## DATA EXCERPT
*****

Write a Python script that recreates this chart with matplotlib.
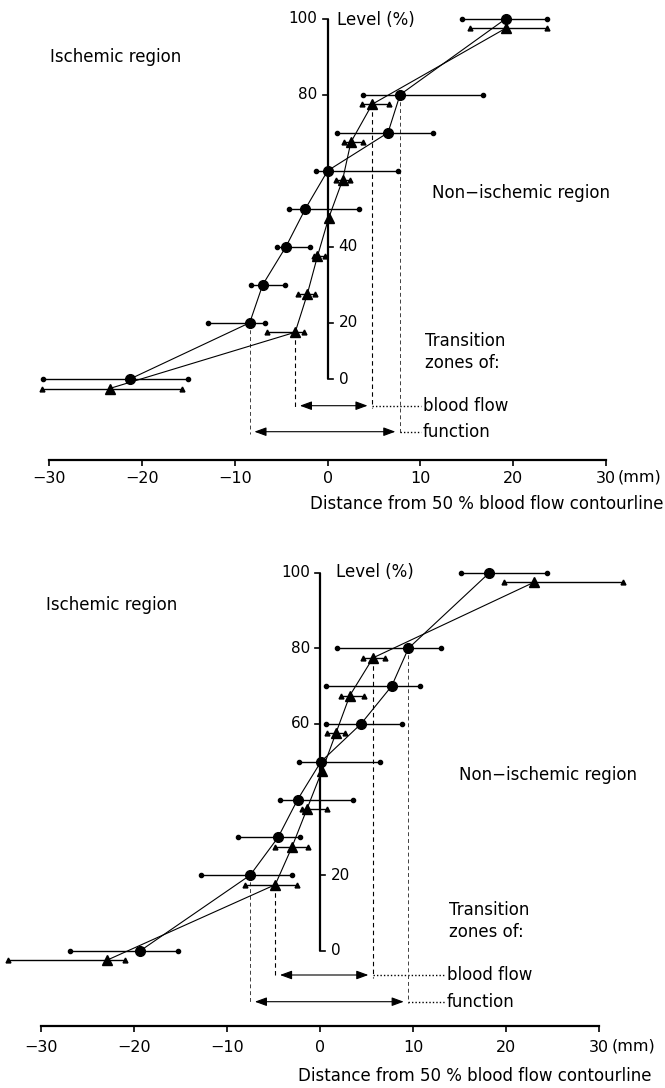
import numpy as np
import matplotlib
matplotlib.use('Agg')
import matplotlib.pyplot as plt
from matplotlib import transforms

W, H = 665, 1088
plt.rcParams['font.family'] = 'DejaVu Sans'
plt.rcParams['font.size'] = 12

levels = [100, 80, 70, 60, 50, 40, 30, 20, 0]

# upper panel, distances in mm (circles = function, triangles = blood flow)
top_circ = [19.2, 7.8, 6.5, 0.0, -2.4, -4.5, -7.0, -8.4, -21.3]
top_circ_lo = [14.5, 3.8, 1.0, -1.3, -4.2, -5.5, -8.3, -12.9, -30.7]
top_circ_hi = [23.6, 16.7, 11.3, 7.6, 3.4, -1.9, -4.6, -6.8, -15.1]
top_tri = [19.2, 4.8, 2.5, 1.6, 0.1, -1.1, -2.2, -3.5, -23.5]
top_tri_lo = [15.3, 3.7, 1.8, 0.9, 0.1, -1.5, -3.2, -6.5, -30.8]
top_tri_hi = [23.6, 6.6, 3.8, 2.4, 0.1, -0.3, -1.4, -2.6, -15.7]

# lower panel
bot_circ = [18.2, 9.5, 7.7, 4.4, 0.1, -2.4, -4.5, -7.5, -19.3]
bot_circ_lo = [15.2, 1.8, 0.7, 0.6, -2.2, -4.3, -8.8, -12.8, -26.8]
bot_circ_hi = [24.4, 13.0, 10.7, 8.8, 6.4, 3.5, -2.1, -3.0, -15.3]
bot_tri = [23.0, 5.7, 3.2, 1.7, 0.2, -1.4, -3.0, -4.8, -22.9]
bot_tri_lo = [19.8, 4.6, 2.3, 0.8, 0.2, -1.9, -4.8, -8.0, -33.5]
bot_tri_hi = [32.6, 7.0, 4.7, 2.7, 0.2, 0.8, -1.3, -2.5, -20.9]

xticks = [-30, -20, -10, 0, 10, 20, 30]
xticklabels = ['\u221230', '\u221220', '\u221210', '0', '10', '20', '30']

fig = plt.figure(figsize=(W / 100, H / 100), dpi=100)


def ftext(xp, yp, s, **kw):
    fig.text(xp / W, 1 - yp / H, s, **kw)


def to_data(ax, xp, yp):
    return ax.transData.inverted().transform((xp, H - yp))


def panel(rect, xlim, ylim, k, circ, clo, chi, tri, tlo, thi,
          left_ticks, right_ticks, lay):
    ax = fig.add_axes(rect)

    def fwd(y):
        y = np.asarray(y, float)
        return np.where(y >= 20, y, 20 - (20 - y) * k)

    def inv(y):
        y = np.asarray(y, float)
        return np.where(y >= 20, y, 20 - (20 - y) / k)

    ax.set_yscale('function', functions=(fwd, inv))
    ax.set_xlim(*xlim)
    ax.set_ylim(*ylim)
    ax.patch.set_alpha(0)
    for s in ['top', 'right', 'left']:
        ax.spines[s].set_visible(False)
    ax.spines['bottom'].set_bounds(-30, 30)
    ax.spines['bottom'].set_linewidth(1.6)
    ax.set_yticks([])
    ax.yaxis.set_minor_locator(plt.NullLocator())
    ax.set_xticks(xticks)
    ax.set_xticklabels(xticklabels)
    ax.tick_params(axis='x', direction='out', length=4, width=1.2, pad=lay['pad'],
                   labelsize=11.5)

    tri_tr = transforms.offset_copy(ax.transData, fig=fig, x=0, y=-9.5, units='dots')

    # level axis
    ax.plot([0, 0], [0, 100], color='k', lw=1.6, solid_capstyle='butt')
    for lv in left_ticks:
        ax.plot([-0.55, 0], [lv, lv], color='k', lw=1.2)
        ax.annotate(str(lv), (0, lv), xytext=(-10, 0), textcoords='offset pixels',
                    ha='right', va='center', fontsize=11)
    for lv in right_ticks:
        ax.plot([0, 0.55], [lv, lv], color='k', lw=1.2)
        ax.annotate(str(lv), (0, lv), xytext=(11, 0), textcoords='offset pixels',
                    ha='left', va='center', fontsize=11)

    # circles
    ax.plot(circ, levels, color='k', lw=0.8, zorder=3)
    ax.hlines(levels, clo, chi, color='k', lw=1.0, zorder=3)
    ax.plot(clo, levels, 'o', color='k', ms=3, zorder=4)
    ax.plot(chi, levels, 'o', color='k', ms=3, zorder=4)
    ax.plot(circ, levels, 'o', color='k', ms=7, zorder=5)

    # triangles
    ax.plot(tri, levels, color='k', lw=0.8, zorder=3, transform=tri_tr)
    ax.hlines(levels, tlo, thi, color='k', lw=1.0, zorder=3, transform=tri_tr)
    ax.plot(tlo, levels, '^', color='k', ms=3.5, zorder=4, transform=tri_tr)
    ax.plot(thi, levels, '^', color='k', ms=3.5, zorder=4, transform=tri_tr)
    ax.plot(tri, levels, '^', color='k', ms=7.5, zorder=5, transform=tri_tr)

    i20, i80 = levels.index(20), levels.index(80)
    inset = 0.5
    arrow = dict(arrowstyle='<|-|>, head_length=0.6, head_width=0.22',
                 color='k', lw=0.8, shrinkA=0, shrinkB=0, mutation_scale=12)

    # blood flow zone (triangles)
    x0b, x1b = tri[i20], tri[i80]
    yb_end = to_data(ax, 0, lay['bf_end'] - 9.5)[1]
    for xv, lv in [(x0b, 20), (x1b, 80)]:
        ax.plot([xv, xv], [lv, yb_end], color='k', lw=0.8, ls=(0, (4, 3)),
                transform=tri_tr, zorder=2)
    yb = to_data(ax, 0, lay['bf_y'])[1]
    ax.annotate('', xy=(x1b - inset, yb), xytext=(x0b + inset, yb), arrowprops=arrow)
    xt = to_data(ax, lay['txt_x'] - 2, 0)[0]
    ax.plot([x1b, xt], [yb, yb], color='k', lw=1.0, ls=(0, (1, 1.5)))

    # function zone (circles)
    x0f, x1f = circ[i20], circ[i80]
    yf_end = to_data(ax, 0, lay['fn_end'])[1]
    for xv, lv in [(x0f, 20), (x1f, 80)]:
        ax.plot([xv, xv], [lv, yf_end], color='0.25', lw=0.7, ls=(0, (4, 3)), zorder=2)
    yf = to_data(ax, 0, lay['fn_y'])[1]
    ax.annotate('', xy=(x1f - inset, yf), xytext=(x0f + inset, yf), arrowprops=arrow)
    ax.plot([x1f, xt], [yf, yf], color='k', lw=1.0, ls=(0, (1, 1.5)))

    ftext(lay['txt_x'], lay['bf_y'], 'blood flow', ha='left', va='center')
    ftext(lay['txt_x'], lay['fn_y'], 'function', ha='left', va='center')
    ftext(lay['tr_x'], lay['tr_y'], 'Transition\nzones of:', ha='left', va='center',
          linespacing=1.25)
    ftext(lay['isc'][0], lay['isc'][1], 'Ischemic region', ha='left', va='center')
    ftext(lay['non'][0], lay['non'][1], 'Non\u2212ischemic region', ha='left', va='center')
    ftext(lay['lvl'][0], lay['lvl'][1], 'Level (%)', ha='left', va='center')
    ftext(lay['mm'][0], lay['mm'][1], '(mm)', ha='left', va='center', fontsize=11.5)
    ftext(lay['dist'][0], lay['dist'][1], 'Distance from 50 % blood flow contourline',
          ha='right', va='center')
    return ax


panel([0, 1 - 460 / H, 1, 460 / H], (-35.31, 36.35), (-28.8, 104.92), 0.74,
      top_circ, top_circ_lo, top_circ_hi, top_tri, top_tri_lo, top_tri_hi,
      [100, 80], [40, 20, 0],
      dict(bf_y=405.7, bf_end=408, fn_y=431.7, fn_end=434, txt_x=423,
           tr_x=425, tr_y=352, isc=(50, 57), non=(432, 193), lvl=(337, 20),
           mm=(618, 477), dist=(663, 504), pad=4))

panel([0, 1 - 1026 / H, 1, (1026 - 530) / H], (-34.37, 37.06), (-19.9, 111.3), 1.0,
      bot_circ, bot_circ_lo, bot_circ_hi, bot_tri, bot_tri_lo, bot_tri_hi,
      [100, 80, 60], [20, 0],
      dict(bf_y=975, bf_end=978, fn_y=1001.7, fn_end=1003, txt_x=447,
           tr_x=449, tr_y=921, isc=(46, 605), non=(459, 775), lvl=(336, 572),
           mm=(612, 1046), dist=(652, 1076), pad=6))

fig.savefig('out.png', dpi=100)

*****

## STATED PROBLEM
In the data above, please extract the lines from the first one through the line with "return np.where(y >= 20, y, 20 - (20 - y) /", exactly, and keep pictures out.

## RIGHT ANSWER
Write a Python script that recreates this chart with matplotlib.
import numpy as np
import matplotlib
matplotlib.use('Agg')
import matplotlib.pyplot as plt
from matplotlib import transforms

W, H = 665, 1088
plt.rcParams['font.family'] = 'DejaVu Sans'
plt.rcParams['font.size'] = 12

levels = [100, 80, 70, 60, 50, 40, 30, 20, 0]

# upper panel, distances in mm (circles = function, triangles = blood flow)
top_circ = [19.2, 7.8, 6.5, 0.0, -2.4, -4.5, -7.0, -8.4, -21.3]
top_circ_lo = [14.5, 3.8, 1.0, -1.3, -4.2, -5.5, -8.3, -12.9, -30.7]
top_circ_hi = [23.6, 16.7, 11.3, 7.6, 3.4, -1.9, -4.6, -6.8, -15.1]
top_tri = [19.2, 4.8, 2.5, 1.6, 0.1, -1.1, -2.2, -3.5, -23.5]
top_tri_lo = [15.3, 3.7, 1.8, 0.9, 0.1, -1.5, -3.2, -6.5, -30.8]
top_tri_hi = [23.6, 6.6, 3.8, 2.4, 0.1, -0.3, -1.4, -2.6, -15.7]

# lower panel
bot_circ = [18.2, 9.5, 7.7, 4.4, 0.1, -2.4, -4.5, -7.5, -19.3]
bot_circ_lo = [15.2, 1.8, 0.7, 0.6, -2.2, -4.3, -8.8, -12.8, -26.8]
bot_circ_hi = [24.4, 13.0, 10.7, 8.8, 6.4, 3.5, -2.1, -3.0, -15.3]
bot_tri = [23.0, 5.7, 3.2, 1.7, 0.2, -1.4, -3.0, -4.8, -22.9]
bot_tri_lo = [19.8, 4.6, 2.3, 0.8, 0.2, -1.9, -4.8, -8.0, -33.5]
bot_tri_hi = [32.6, 7.0, 4.7, 2.7, 0.2, 0.8, -1.3, -2.5, -20.9]

xticks = [-30, -20, -10, 0, 10, 20, 30]
xticklabels = ['\u221230', '\u221220', '\u221210', '0', '10', '20', '30']

fig = plt.figure(figsize=(W / 100, H / 100), dpi=100)


def ftext(xp, yp, s, **kw):
    fig.text(xp / W, 1 - yp / H, s, **kw)


def to_data(ax, xp, yp):
    return ax.transData.inverted().transform((xp, H - yp))


def panel(rect, xlim, ylim, k, circ, clo, chi, tri, tlo, thi,
          left_ticks, right_ticks, lay):
    ax = fig.add_axes(rect)

    def fwd(y):
        y = np.asarray(y, float)
        return np.where(y >= 20, y, 20 - (20 - y) * k)

    def inv(y):
        y = np.asarray(y, float)
        return np.where(y >= 20, y, 20 - (20 - y) / k)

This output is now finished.